The core function is calculateOopEstimate(scenario, inputs), where inputs is a PlanCostInputs object carrying the plan’s metal level, annual premium, deductible, MOOP, and all SBC scenario fields (deductible, copayment, coinsurance, limit for both having-baby and having-diabetes). The return type is an OopEstimate with estimated_annual_cost, sbc_data_available, a breakdown (annual premium, estimated OOP, deductible applied, coinsurance applied), and notes explaining the calculation.

For SBC scenarios (having_baby, having_diabetes), the function returns CMS-provided cost data directly when available. When SBC data is absent, it falls back to a heuristic model:

const afterDeductible = Math.max(0, totalAllowed - deductibleIndividual);
const deductibleApplied = Math.min(totalAllowed, deductibleIndividual);
const coinsuranceAmount = afterDeductible * coinsuranceRate;
const rawOop = deductibleApplied + coinsuranceAmount;
const cappedOop = Math.min(rawOop, moopIndividual);

The heuristic uses metal-level actuarial values for the coinsurance rate (Bronze 40%, Silver 30%, Gold 20%, Platinum 10%) and scenario-appropriate total allowed charges ($16,500 for having a baby, $10,000 for managing diabetes). The same model also powers low, medium, and high utilization scenarios with different allowed-amount assumptions. Every estimate is capped at the plan’s out-of-pocket maximum and includes the sbc_data_available flag so callers know whether they’re looking at CMS data or a heuristic.

Response Latency

In production, the p50 response time for plan search is around 35ms measured at the Cloudflare edge. The p99 is under 120ms. There are no cold starts in the traditional sense — Workers isolates stay warm as long as traffic is flowing, and even a cold isolate initializes in under 10ms.

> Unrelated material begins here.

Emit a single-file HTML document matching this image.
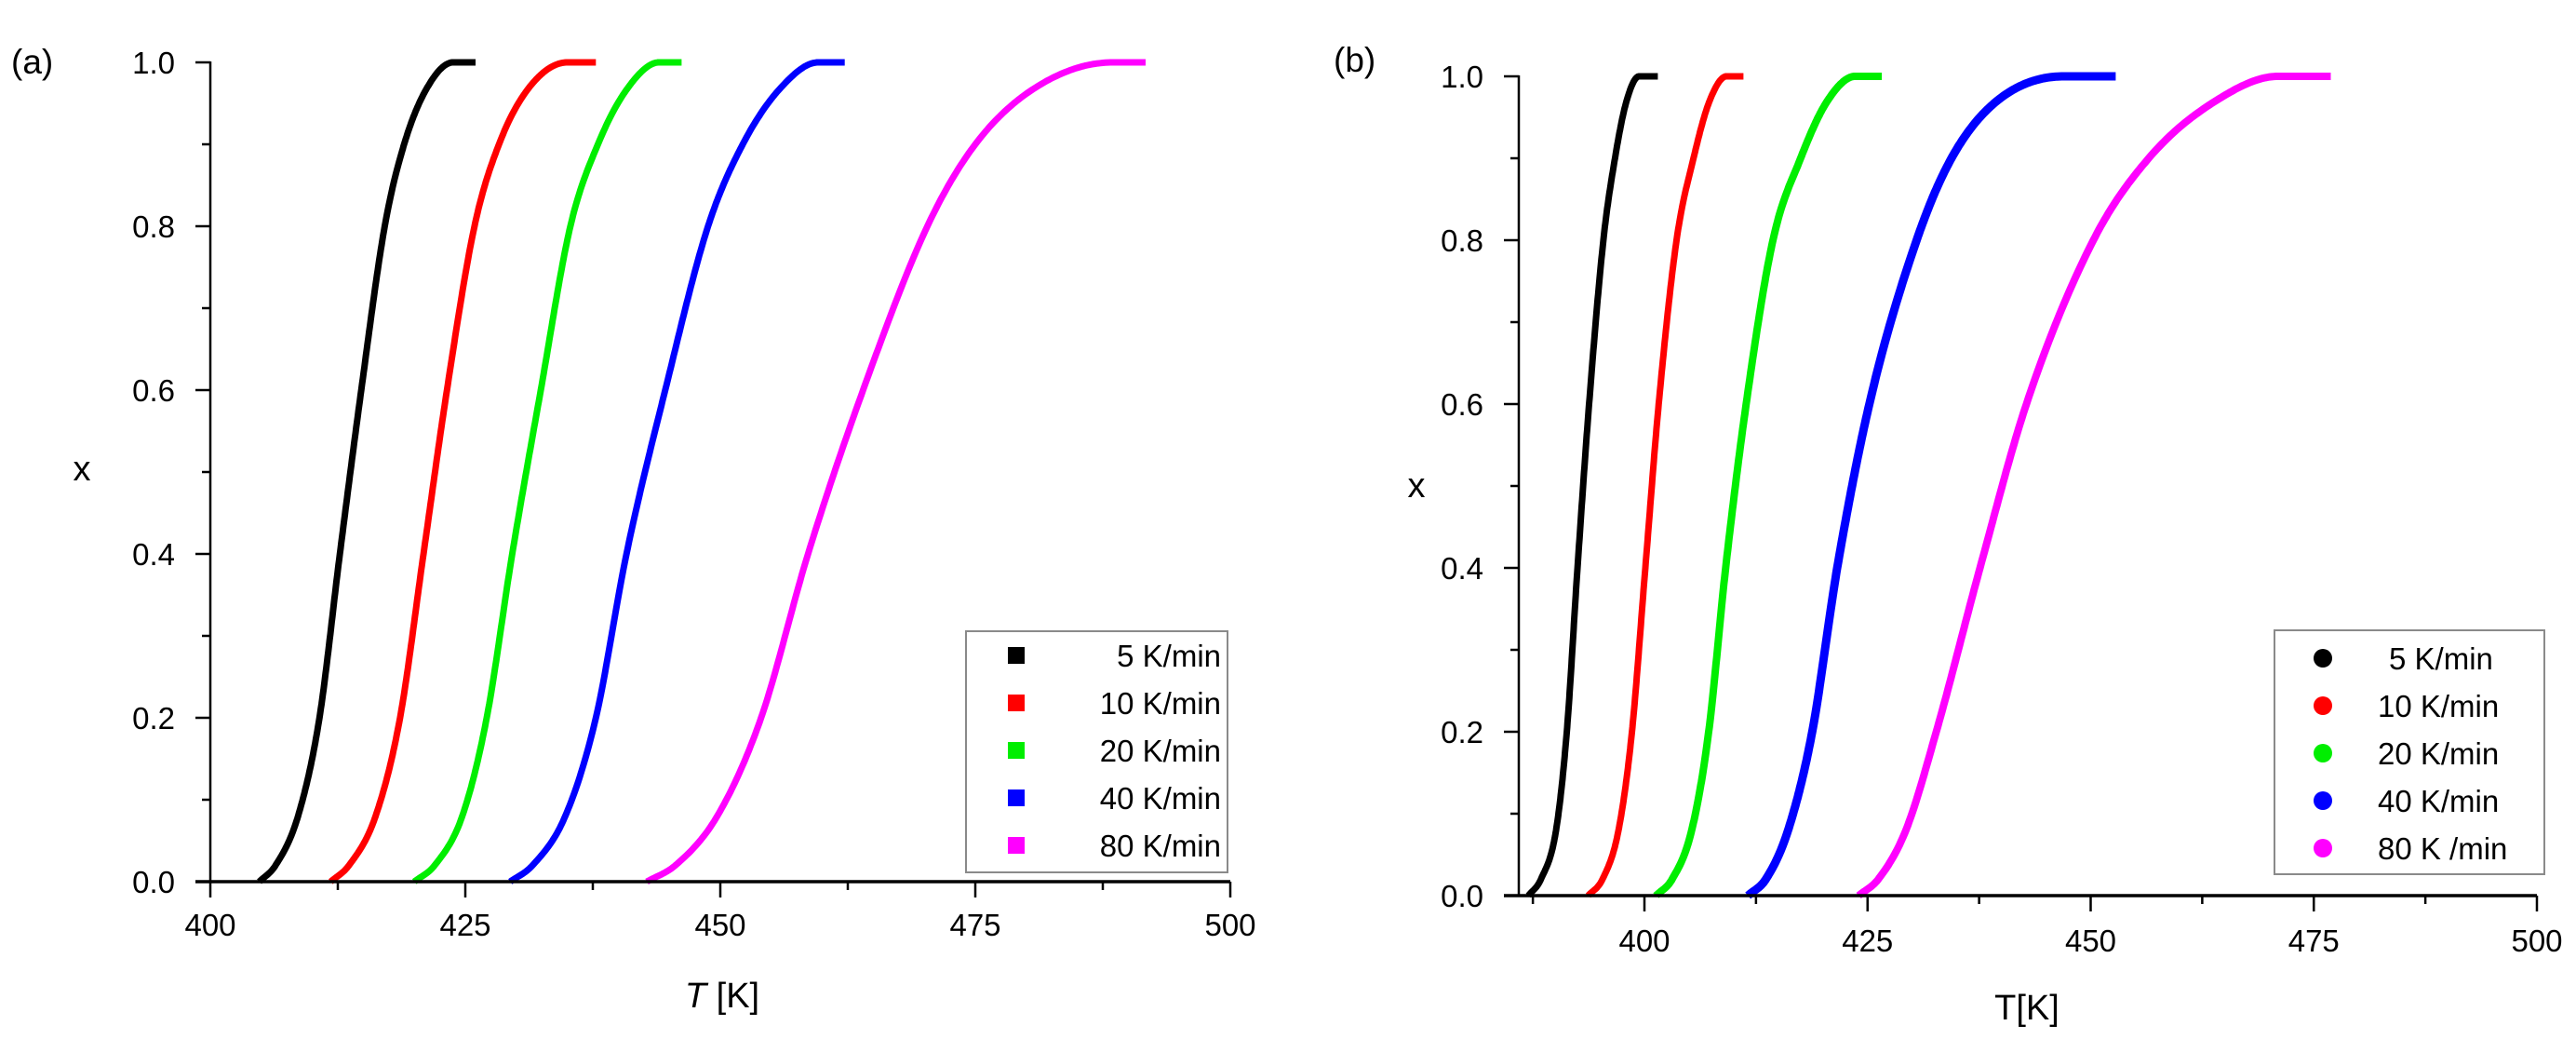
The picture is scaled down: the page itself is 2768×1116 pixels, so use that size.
<!DOCTYPE html>
<html><head><meta charset="utf-8">
<style>
html,body{margin:0;padding:0;background:#fff;}
svg{display:block;font-family:"Liberation Sans",Arial,sans-serif;}
</style></head>
<body>
<svg id="fig" width="2768" height="1116" viewBox="0 0 2768 1116" xmlns="http://www.w3.org/2000/svg">
<g id="pa"></g>
<g id="pb"></g>
</svg>
<script>
// ---- data ----
const seriesNames = ["5 K/min","10 K/min","20 K/min","40 K/min","80 K/min"];
const seriesNamesB = ["5 K/min","10 K/min","20 K/min","40 K/min","80 K /min"];
const seriesColors = ["#000000","#ff0000","#00ee00","#0000ff","#ff00ff"];
const levels = [0, 0.02, 0.08, 0.2, 0.4, 0.6, 0.8, 0.9, 0.97, 1.0, 1.0];
const tempsA5  = [404.8, 406.4, 408.6, 410.7, 412.7, 414.8, 417.1, 419.0, 421.3, 423.8, 426.0];
const tempsA10 = [411.8, 413.6, 416.2, 418.6, 420.9, 423.2, 425.9, 428.3, 431.3, 435.0, 437.8];
const tempsA20 = [420.0, 422.0, 424.7, 427.1, 429.6, 432.4, 435.3, 438.0, 441.0, 444.0, 446.2];
const tempsA40 = [429.4, 431.6, 434.8, 437.8, 440.8, 444.6, 448.8, 452.2, 456.0, 459.6, 462.2];
const tempsA80 = [442.8, 445.6, 449.7, 454.0, 458.6, 464.0, 470.3, 475.0, 481.0, 488.5, 491.7];
const tempsB5  = [387.0, 388.4, 390.1, 391.3, 392.5, 393.8, 395.4, 396.7, 398.0, 399.4, 401.5];
const tempsB10 = [393.7, 395.3, 397.1, 398.6, 400.1, 401.6, 403.6, 405.5, 407.3, 409.2, 411.1];
const tempsB20 = [401.3, 403.1, 405.3, 407.2, 409.1, 411.4, 414.4, 417.5, 420.5, 423.6, 426.6];
const tempsB40 = [411.6, 413.6, 416.1, 418.8, 421.6, 425.2, 430.5, 434.4, 439.5, 447.0, 452.8];
const tempsB80 = [424.0, 426.2, 429.3, 432.7, 437.6, 442.8, 450.3, 456.5, 464.0, 471.0, 476.9];
const xTicks = [400, 425, 450, 475, 500];
const yTicks = [0, 0.2, 0.4, 0.6, 0.8, 1.0];
const yTickLabels = ["0.0","0.2","0.4","0.6","0.8","1.0"];

const NS = "http://www.w3.org/2000/svg";
function mk(parent, tag, attrs, text){
  const e = document.createElementNS(NS, tag);
  for (const k in attrs) e.setAttribute(k, attrs[k]);
  if (text !== undefined) e.textContent = text;
  parent.appendChild(e);
  return e;
}
function monotonePath(xs, ys, sx, sy){
  const n = xs.length, d = [], m = [];
  for (let i = 0; i < n - 1; i++) d.push((ys[i+1]-ys[i])/(xs[i+1]-xs[i]));
  m.push(d[0]);
  for (let i = 1; i < n - 1; i++) m.push(d[i-1]*d[i] <= 0 ? 0 : (d[i-1]+d[i])/2);
  m.push(d[n-2]);
  for (let i = 0; i < n - 1; i++){
    if (d[i] === 0){ m[i] = 0; m[i+1] = 0; continue; }
    const a = m[i]/d[i], b = m[i+1]/d[i], s = a*a + b*b;
    if (s > 9){ const t = 3/Math.sqrt(s); m[i] = t*a*d[i]; m[i+1] = t*b*d[i]; }
  }
  let path = "";
  for (let i = 0; i < n - 1; i++){
    const h = xs[i+1]-xs[i], N = 30;
    for (let k = (i === 0 ? 0 : 1); k <= N; k++){
      const t = k/N, t2 = t*t, t3 = t2*t;
      const y = (2*t3-3*t2+1)*ys[i] + (t3-2*t2+t)*h*m[i] + (-2*t3+3*t2)*ys[i+1] + (t3-t2)*h*m[i+1];
      const x = xs[i] + t*h;
      path += (path ? " L" : "M") + sx(x).toFixed(1) + "," + sy(y).toFixed(1);
    }
  }
  return path;
}

function panel(g, cfg){
  const sx = t => cfg.x400 + (t - 400) * (cfg.x500 - cfg.x400) / 100;
  const sy = v => cfg.y0 + (cfg.y1 - cfg.y0) * v;
  cfg.series.forEach((temps, i) => {
    const p = mk(g, "path", {d: monotonePath(temps, levels, sx, sy), fill: "none", stroke: seriesColors[i], "stroke-width": cfg.lw[i], "stroke-linecap": "butt", "stroke-linejoin": "round"});
    
    
  });
  const yAx = mk(g, "line", {x1: cfg.axX, y1: cfg.y1 - 1, x2: cfg.axX, y2: cfg.y0, stroke: "#000", "stroke-width": 2.5});
  
  
  const xAx = mk(g, "line", {x1: cfg.axX - 16, y1: cfg.y0, x2: sx(500), y2: cfg.y0, stroke: "#000", "stroke-width": 3.5});
  
  
  for (let k = 0; k <= 10; k++){
    const v = k / 10, y = sy(v), major = k % 2 === 0;
    const t = mk(g, "line", {x1: cfg.axX - (major ? 16 : 9), y1: y, x2: cfg.axX, y2: y, stroke: "#000", "stroke-width": 2.5});
    
    
  }
  yTicks.forEach((v, i) => {
    const tl = mk(g, "text", {x: cfg.axX - 38, y: sy(v) + 12, "text-anchor": "end", "font-size": 33}, yTickLabels[i]);
    
    
  });
  for (let t = 375; t <= 500; t += 12.5){
    const x = sx(t);
    if (x < cfg.axX - 1) continue;
    const major = (t % 25) === 0;
    const tk = mk(g, "line", {x1: x, y1: cfg.y0, x2: x, y2: cfg.y0 + (major ? 17 : 9), stroke: "#000", "stroke-width": 2.5});
    
    
  }
  xTicks.forEach(t => {
    const xl = mk(g, "text", {x: sx(t), y: cfg.xLabY, "text-anchor": "middle", "font-size": 33}, String(t));
    
    
  });
  const L = cfg.legend;
  const lr = mk(g, "rect", {x: L.x, y: L.y, width: L.w, height: L.h, fill: "#fff", stroke: "#8a8a8a", "stroke-width": 2});
  
  
  cfg.names.forEach((n, i) => {
    const cy = L.row0 + i * 51;
    const eg = mk(g, "g", {});
    
    
    if (cfg.marker === "square") mk(eg, "rect", {x: L.mx - 9, y: cy - 9, width: 18, height: 18, fill: seriesColors[i]});
    else mk(eg, "circle", {cx: L.mx, cy: cy, r: 10, fill: seriesColors[i]});
    if (L.anchor === "end") mk(eg, "text", {x: L.tx, y: cy + 12, "text-anchor": "end", "font-size": 33}, n);
    else mk(eg, "text", {x: i === 0 ? L.tx + 12 : L.tx, y: cy + 12, "font-size": 33}, n);
  });
}

const ga = document.getElementById("pa");
panel(ga, {x400: 226, x500: 1322, axX: 226, y0: 947, y1: 67, xLabY: 1005,
  series: [tempsA5, tempsA10, tempsA20, tempsA40, tempsA80], lw: [7,7,7,7,7],
  names: seriesNames, marker: "square",
  legend: {x: 1038, y: 678, w: 281, h: 259, row0: 704, mx: 1092, tx: 1312, anchor: "end"}});
const gb = document.getElementById("pb");
panel(gb, {x400: 1767, x500: 2726, axX: 1632, y0: 962, y1: 82, xLabY: 1022,
  series: [tempsB5, tempsB10, tempsB20, tempsB40, tempsB80], lw: [7,7,8,9,8],
  names: seriesNamesB, marker: "circle",
  legend: {x: 2444, y: 677, w: 290, h: 262, row0: 707, mx: 2496, tx: 2555, anchor: "start"}});

function txt(attrs, s, name){
  const e = mk(document.getElementById("fig"), "text", attrs, s);
  
  
  return e;
}
txt({x: 12, y: 79, "font-size": 37}, "(a)", "panel-a-label");
txt({x: 1433, y: 77, "font-size": 37}, "(b)", "panel-b-label");
txt({x: 88, y: 516, "font-size": 38, "text-anchor": "middle"}, "x", "y-axis-title-a");
txt({x: 1522, y: 534, "font-size": 38, "text-anchor": "middle"}, "x", "y-axis-title-b");
const ta = txt({x: 776, y: 1082, "font-size": 38, "text-anchor": "middle"}, "", "x-axis-title-a");
mk(ta, "tspan", {"font-style": "italic"}, "T");
mk(ta, "tspan", {}, "  [K]");
txt({x: 2178, y: 1095, "font-size": 38, "text-anchor": "middle"}, "T[K]", "x-axis-title-b");
</script>
</body></html>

This latency profile is why we chose this architecture. A health plan comparison UI should feel instant. If every plan search takes 300-400ms, the product feels slow regardless of how good the data is. Edge-native deployment with a local D1 replica is what makes 35ms achievable at global scale without custom CDN configuration or multi-region database replication headaches.